Context: Read this each night as I lay down to sleep under our mosquito net in the village.
What a beautiful book to have read in a place so far removed from the setting of Tarka the Otter. The village of Male on the Rai Coast of Papua New Guinea has no rivers like that of Devon. No autumn leaves stain them brown. Nor do the rivers here freeze in winter. There are no moors, and the coast does not echo to the cry of gulls.
This book was therefore a perfect read for my time in Male because, by reading it, I could escape the constant heat and humidity, attempt to ignore the raucous sounds of village life and, let’s be honest, try to forget I was living in a house with no furniture, no electricity and no running water. In fact, I was back as close to Henry Williamson’s living context when he wrote this as I could have been.

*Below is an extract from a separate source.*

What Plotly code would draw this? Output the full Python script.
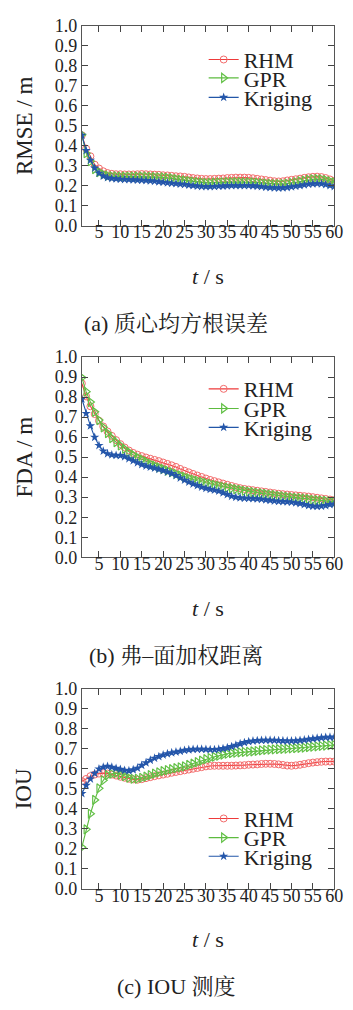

The tale has a Hardyesque nature about it with its beautiful descriptions of English countryside. But instead of an exploration of the depths of the human soul, we are portrayed as very shallow in this attempt to depict the nobility of the nature we live in.
The scenes of otter hunting are quite traumatic. However, there’s enough in the book to help me understand that man shares with the otter the desire to kill for sport alone. I honestly didn’t think I’d enjoy this but I found it captivating from beginning to end.
Walden isn’t a patch on this. Ruskin would be proud.